Friday, October 12, 2012

Analogy connecting Proteins to Words in a language

While analogies can be dangerously inaccurate at times, they can also be invaluable in other cases. Therefore, they are worth considering (with open-minded skepticism). So, here is an analogy of molecular biology research...

There are 26 alphabets in the English language and 20 amino acids (maybe more) in biological systems. Combination of these basic alphabets can be used to constructs hundreds of thousands of words, and similarly, combinations of amino acids can be used to create numerous different protein molecules. However, both are retrained in some way. For example, when constructing a new word, we will probably not create something like "qxtrpeeoo", because it is not speakable. Similarly, when making protein molecules, stitching together random amino acids would not produce a stable molecule in its environment. So, there is some similarities.

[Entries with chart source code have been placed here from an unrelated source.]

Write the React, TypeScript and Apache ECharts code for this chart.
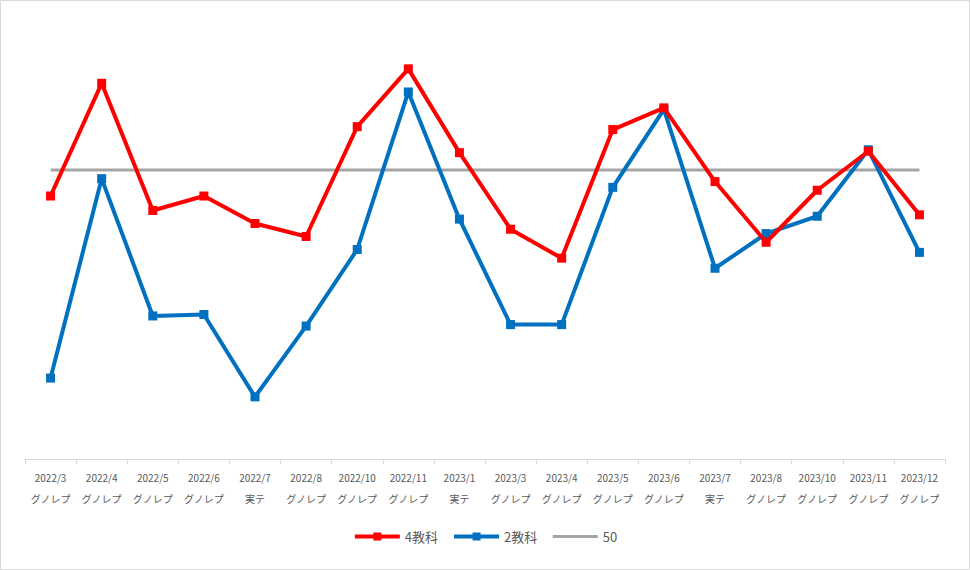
import React, { useEffect, useRef } from "react";
import * as echarts from "echarts";

const categories = [
  "2022/3\nグノレプ", "2022/4\nグノレプ", "2022/5\nグノレプ", "2022/6\nグノレプ", "2022/7\n実テ",
  "2022/8\nグノレプ", "2022/10\nグノレプ", "2022/11\nグノレプ", "2023/1\n実テ", "2023/3\nグノレプ",
  "2023/4\nグノレプ", "2023/5\nグノレプ", "2023/6\nグノレプ", "2023/7\n実テ", "2023/8\nグノレプ",
  "2023/10\nグノレプ", "2023/11\nグノレプ", "2023/12\nグノレプ",
];

const fourSubjects = [48.2, 56.0, 47.2, 48.2, 46.3, 45.4, 53.0, 57.0, 51.2, 45.9, 43.9, 52.8, 54.3, 49.2, 45.0, 48.6, 51.3, 46.9];
const twoSubjects = [35.6, 49.4, 39.9, 40.0, 34.3, 39.2, 44.5, 55.4, 46.6, 39.3, 39.3, 48.8, 54.2, 43.2, 45.6, 46.8, 51.4, 44.3];
const fifty = categories.map(() => 50);

const seriesNames = ["4教科", "2教科", "50"];

export default function App() {
  const ref = useRef<HTMLDivElement>(null);
  useEffect(() => {
    document.body.style.margin = "0";
    const chart = echarts.init(ref.current!, undefined, { renderer: "svg" });
    const font = "'Noto Sans CJK JP', 'Noto Sans', sans-serif";
    chart.setOption({
      animation: false,
      backgroundColor: "#ffffff",
      textStyle: { fontFamily: font },
      graphic: [
        {
          type: "rect",
          shape: { x: 0.5, y: 0.5, width: 969, height: 569 },
          style: { fill: "none", stroke: "#d9d9d9", lineWidth: 1 },
          silent: true,
        },
      ],
      grid: { left: 25, right: 25, top: 25.5, bottom: 111, containLabel: false },
      xAxis: {
        type: "category",
        data: categories,
        boundaryGap: true,
        axisLine: { lineStyle: { color: "#d9d9d9", width: 1 } },
        axisTick: { show: true, length: 5, lineStyle: { color: "#d9d9d9" } },
        axisLabel: {
          interval: 0,
          color: "#595959",
          fontSize: 10,
          lineHeight: 21,
          margin: 8,
          fontFamily: font,
        },
      },
      yAxis: {
        type: "value",
        min: 30,
        max: 60,
        show: false,
        splitLine: { show: false },
      },
      legend: {
        bottom: 22,
        left: "center",
        itemWidth: 45,
        itemHeight: 10,
        itemGap: 14,
        textStyle: { color: "#595959", fontSize: 13, fontFamily: font },
        data: [
          { name: seriesNames[0], lineStyle: { width: 4 } },
          { name: seriesNames[1], lineStyle: { width: 4 } },
          { name: seriesNames[2], lineStyle: { width: 3 }, itemStyle: { opacity: 0 } },
        ],
      },
      series: [
        {
          name: seriesNames[2],
          type: "line",
          data: fifty,
          symbol: "none",
          lineStyle: { color: "#a5a5a5", width: 3 },
          itemStyle: { color: "#a5a5a5" },
          z: 1,
        },
        {
          name: seriesNames[1],
          type: "line",
          data: twoSubjects,
          symbol: "rect",
          symbolSize: 9,
          lineStyle: { color: "#0070c0", width: 4 },
          itemStyle: { color: "#0070c0" },
          z: 2,
        },
        {
          name: seriesNames[0],
          type: "line",
          data: fourSubjects,
          symbol: "rect",
          symbolSize: 9,
          lineStyle: { color: "#ff0000", width: 4 },
          itemStyle: { color: "#ff0000" },
          z: 3,
        },
      ],
    });
    return () => chart.dispose();
  }, []);
  return <div ref={ref} style={{ position: "absolute", left: 0, top: 0, width: 970, height: 570 }} />;
}
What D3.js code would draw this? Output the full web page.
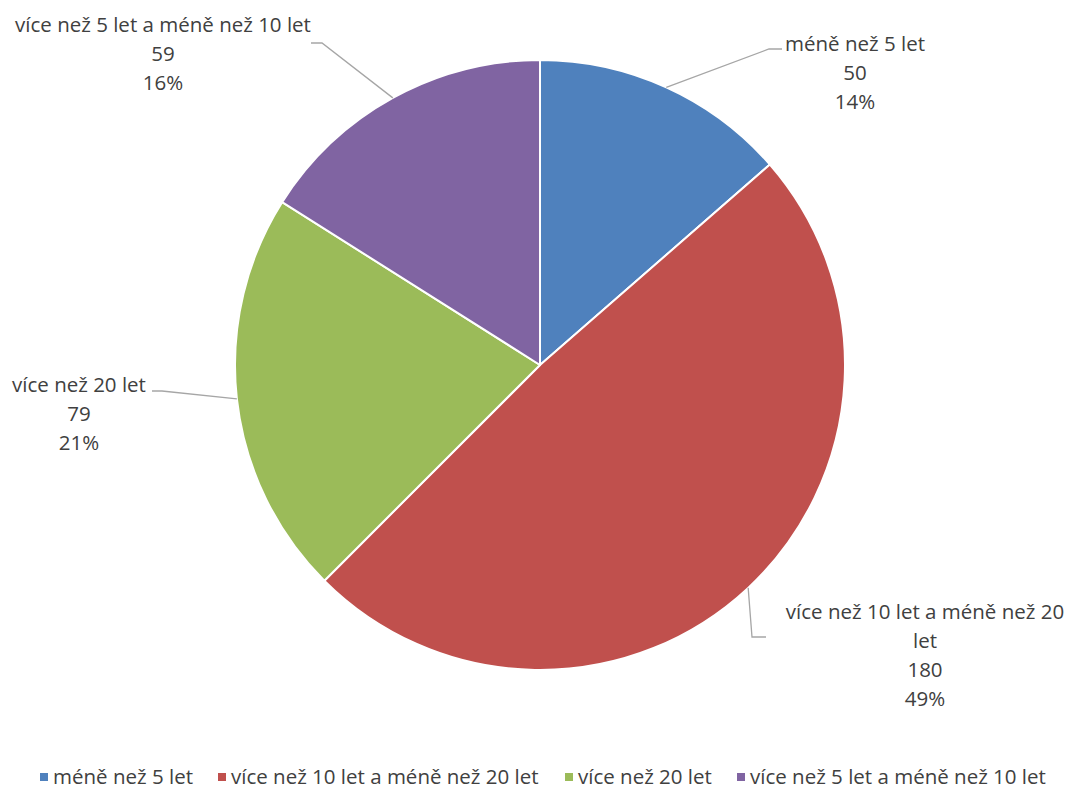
<!DOCTYPE html>
<html>
<head>
<meta charset="utf-8">
<script src="https://d3js.org/d3.v7.min.js"></script>
<style>
  body { margin: 0; background: #fff; }
  text { font-family: "Open Sans", "Liberation Sans", Arial, sans-serif; fill: #404040; }
</style>
</head>
<body>
<div id="chart"></div>
<script>
// data
var categories = ["méně než 5 let", "více než 10 let a méně než 20 let", "více než 20 let", "více než 5 let a méně než 10 let"];
var values = [50, 180, 79, 59];
var percents = ["14%", "49%", "21%", "16%"];
var colors = ["#4f81bd", "#c0504d", "#9bbb59", "#8064a2"];

// label layout (label block centre, elbow point, line end)
var labelLines = [
  ["méně než 5 let"],
  ["více než 10 let a méně než 20", "let"],
  ["více než 20 let"],
  ["více než 5 let a méně než 10 let"]
];
var labelPos = [
  { x: 855, y: 44, elbow: [769, 49], end: [782, 49] },
  { x: 925, y: 612, elbow: [752, 637], end: [766, 637] },
  { x: 79, y: 385, elbow: [162, 391], end: [152, 391] },
  { x: 163, y: 25, elbow: [322, 43], end: [311, 43] }
];

var W = 1073, H = 789;
var cx = 540, cy = 365, R = 305;

var svg = d3.select("#chart").append("svg").attr("width", W).attr("height", H);
var g = svg.append("g").attr("transform", "translate(" + cx + "," + cy + ")");

var pie = d3.pie().sort(null).value(function(d) { return d; });
var arcs = pie(values);
var arc = d3.arc().innerRadius(0).outerRadius(R);

g.selectAll("path.slice")
  .data(arcs)
  .enter().append("path")
  .attr("class", "slice")
  .attr("d", arc)
  .attr("fill", function(d, i) { return colors[i]; })
  .attr("stroke", "#fff")
  .attr("stroke-width", 2)
  .attr("stroke-linejoin", "round");

// leader lines + labels
arcs.forEach(function(d, i) {
  var a = (d.startAngle + d.endAngle) / 2;
  var sx = cx + R * Math.sin(a), sy = cy - R * Math.cos(a);
  var p = labelPos[i];
  svg.append("polyline")
    .attr("points", [[sx, sy], p.elbow, p.end].map(function(q) { return q.join(","); }).join(" "))
    .attr("fill", "none")
    .attr("stroke", "#a6a6a6")
    .attr("stroke-width", 1.3);

  var lines = labelLines[i].concat([String(values[i]), percents[i]]);
  var t = svg.append("text")
    .attr("text-anchor", "middle")
    .style("font-size", "20.5px");
  lines.forEach(function(s, k) {
    t.append("tspan")
      .attr("x", p.x)
      .attr("y", p.y + k * 29)
      .attr("dy", "0.35em")
      .text(s);
  });
});

// legend
var legendX = [40, 218, 565, 737];
var legend = svg.append("g");
categories.forEach(function(c, i) {
  legend.append("rect")
    .attr("x", legendX[i]).attr("y", 773)
    .attr("width", 8).attr("height", 8)
    .attr("fill", colors[i]);
  legend.append("text")
    .attr("x", legendX[i] + 13).attr("y", 777)
    .attr("dy", "0.35em")
    .style("font-size", "20.5px")
    .text(c);
});
</script>
</body>
</html>
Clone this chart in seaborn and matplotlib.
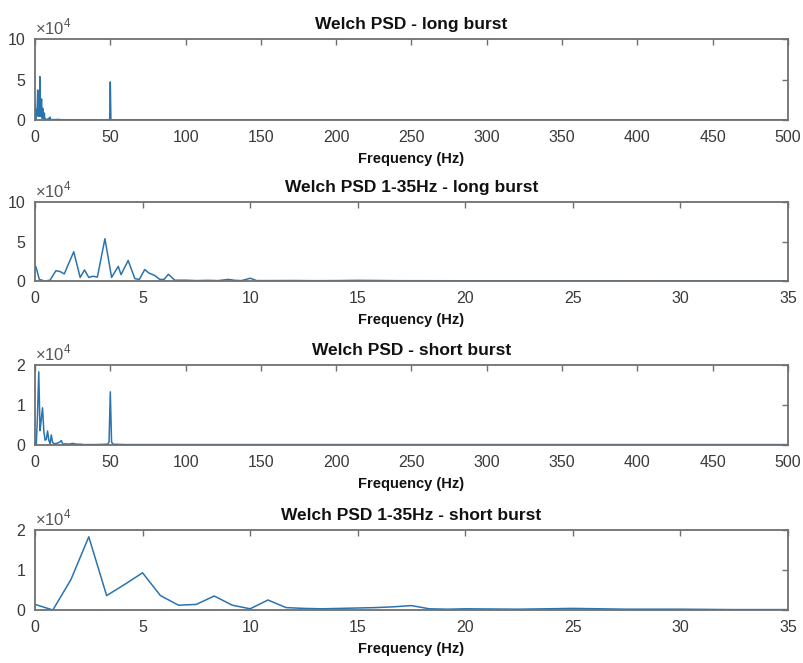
import numpy as np
import pandas as pd
import matplotlib
matplotlib.use("Agg")
import matplotlib.pyplot as plt
from matplotlib.ticker import FuncFormatter, FixedLocator
import seaborn as sns

# ---- long burst spectrum, low-frequency part (Hz, PSD) ----
long_low_freq = [0, 0.05, 0.2, 0.45, 0.7, 0.97, 1.16, 1.36, 1.8, 2.1, 2.3, 2.5,
                 2.7, 2.9, 3.25, 3.56, 3.87, 4.0, 4.33, 4.64, 4.85, 5.1, 5.3,
                 5.57, 5.8, 6.0, 6.2, 6.5, 7.0, 7.5, 8.0, 8.5, 9.0, 9.3, 9.6,
                 10.0, 10.3, 11.0, 12.0, 13.0, 14.0, 15.0, 17.0, 20.0, 25.0,
                 30.0, 35.0]
long_low_psd = [1.9e4, 1.75e4, 0.2e4, 0.0, 0.1e4, 1.3e4, 1.2e4, 0.9e4, 3.7e4,
                0.45e4, 1.4e4, 0.45e4, 0.6e4, 0.5e4, 5.35e4, 0.45e4, 1.85e4,
                0.8e4, 2.6e4, 0.3e4, 0.2e4, 1.45e4, 1.0e4, 0.7e4, 0.2e4, 0.2e4,
                0.85e4, 0.1e4, 0.1e4, 0.05e4, 0.08e4, 0.05e4, 0.2e4, 0.08e4,
                0.05e4, 0.35e4, 0.05e4, 0.05e4, 0.06e4, 0.04e4, 0.05e4, 0.08e4,
                0.04e4, 0.03e4, 0.03e4, 0.02e4, 0.02e4]

# ---- long burst spectrum above 35 Hz (mains line at 50 Hz) ----
long_high_freq = [40, 49.6, 50.0, 50.4, 60, 100, 200, 300, 400, 500]
long_high_psd = [0.02e4, 0.03e4, 4.7e4, 0.03e4, 0.02e4, 0.01e4, 0.01e4,
                 0.01e4, 0.01e4, 0.01e4]

# ---- short burst spectrum, low-frequency part (Hz, PSD) ----
short_low_freq = [0, 0.83, 1.67, 2.5, 3.33, 4.17, 5.0, 5.83, 6.67, 7.5, 8.33,
                  9.17, 10.0, 10.83, 11.67, 12.5, 13.33, 14.17, 15.0, 15.83,
                  16.67, 17.5, 18.33, 19.17, 20.0, 22.5, 25.0, 27.5, 30.0,
                  32.5, 35.0]
short_low_psd = [0.14e4, 0.0, 0.76e4, 1.83e4, 0.36e4, 0.64e4, 0.93e4, 0.36e4,
                 0.12e4, 0.14e4, 0.35e4, 0.12e4, 0.03e4, 0.25e4, 0.06e4,
                 0.04e4, 0.03e4, 0.04e4, 0.05e4, 0.06e4, 0.08e4, 0.11e4,
                 0.03e4, 0.02e4, 0.03e4, 0.02e4, 0.04e4, 0.02e4, 0.02e4,
                 0.01e4, 0.01e4]

# ---- short burst spectrum above 35 Hz ----
short_high_freq = [40, 48.33, 49.17, 50.0, 50.83, 51.67, 60, 100, 200, 300,
                   400, 500]
short_high_psd = [0.01e4, 0.02e4, 0.08e4, 1.33e4, 0.08e4, 0.02e4, 0.01e4,
                  0.01e4, 0.01e4, 0.01e4, 0.01e4, 0.01e4]

titles = ["Welch PSD - long burst", "Welch PSD 1-35Hz - long burst",
          "Welch PSD - short burst", "Welch PSD 1-35Hz - short burst"]
x_label = "Frequency (Hz)"
x_ticks_full = [0, 50, 100, 150, 200, 250, 300, 350, 400, 450, 500]
x_ticks_band = [0, 5, 10, 15, 20, 25, 30, 35]
y_ticks_long = [0, 5e4, 10e4]
y_ticks_short = [0, 1e4, 2e4]

line_color = "#2b73ad"
axis_color = "#707070"
text_color = "#3a3a3a"

sns.set_style("white")
plt.rcParams["font.family"] = ["Liberation Sans", "DejaVu Sans"]
plt.rcParams["mathtext.fontset"] = "custom"
plt.rcParams["mathtext.rm"] = "Liberation Sans"

fig = plt.figure(figsize=(8.04, 6.63), dpi=100)

# axes boxes in pixels: (left, top, right, bottom)
boxes = [(35, 39, 788, 120), (35, 202, 788, 281),
         (35, 365, 788, 445), (35, 530, 788, 610)]
W, H = 804, 663

panels = [
    (long_low_freq + long_high_freq, long_low_psd + long_high_psd,
     (0, 500), x_ticks_full, y_ticks_long),
    (long_low_freq, long_low_psd, (0, 35), x_ticks_band, y_ticks_long),
    (short_low_freq + short_high_freq, short_low_psd + short_high_psd,
     (0, 500), x_ticks_full, y_ticks_short),
    (short_low_freq, short_low_psd, (0, 35), x_ticks_band, y_ticks_short),
]

for (l, t, r, b), (freq, psd, xlim, xt, yt), title in zip(boxes, panels, titles):
    ax = fig.add_axes([l / W, 1 - b / H, (r - l) / W, (b - t) / H])
    df = pd.DataFrame({"f": freq, "p": psd})
    sns.lineplot(data=df, x="f", y="p", ax=ax, color=line_color, lw=1.1,
                 estimator=None, sort=False)
    ax.set_xlim(*xlim)
    ax.set_ylim(yt[0], yt[-1])
    ax.xaxis.set_major_locator(FixedLocator(xt))
    ax.yaxis.set_major_locator(FixedLocator(yt))
    ax.yaxis.set_major_formatter(FuncFormatter(lambda v, p: f"{v / 1e4:g}"))
    ax.tick_params(direction="in", top=True, right=True, length=4,
                   width=1.0, color=axis_color, labelsize=11.5,
                   labelcolor=text_color)
    ax.tick_params(axis="x", pad=7)
    ax.tick_params(axis="y", pad=7)
    for s in ax.spines.values():
        s.set_color(axis_color)
        s.set_linewidth(1.3)
    ax.set_title(title, fontsize=12.5, fontweight="bold", color="#111111", pad=7)
    ax.set_xlabel(x_label, fontsize=10.5, fontweight="bold", color="#111111",
                  labelpad=5)
    ax.set_ylabel("")
    ax.text(0.0, 1.02, r"$\times10^{4}$", transform=ax.transAxes,
            ha="left", va="bottom", fontsize=12, color="#555555")

fig.savefig("out.png", dpi=100, facecolor="white")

Now, lets try performing some "experiments" on words in a similar way that we do experiments in biological systems. Lets try a "kockout" experiment. We will remove the word "grocery" from all text in a city. We might see that traffic patterns have changes because people are trying to find grocery stores. After a few weeks, people adjust to the situation, so the traffic patterns settle. So, from this observation, what might we conclude about the role of "grocery" in society? Consider a different experiment in which part of a word, e.g. prefix or suffix, is removed or a different part is added. What type of conclusions would we reach by observing the consequence of such changes?

So what is a different approach to learning the meaning of words? I do not have an obvious answer, but following the above analogy, one might look at how babies learn language. First, they usually learn words that refer to real objects, such as "light" or "fan" or "mom". Applying this analogy to proteins, it might be reasonable to start with proteins that directly interact with the environment, e.g. binds metals or other environmental signals (i.e. objects outside the internal language of the cell). Moving from the word "light" to the meaning of a sentence such as "the light is on" or something more intricate such as "please turn the light on" is a much larger step because here the word "on" is entirely context dependent. The same word would mean something entirely different in a different sentence. It is possible that some proteins, specifically those involved in internal signal processing of the cell, are entirely context dependent. Consider the difference in the response when someone asks "is the light on" vs "light is on" vs "turn the light on". All of these involve "light" and "on", but the response of the listener is quite different in each case.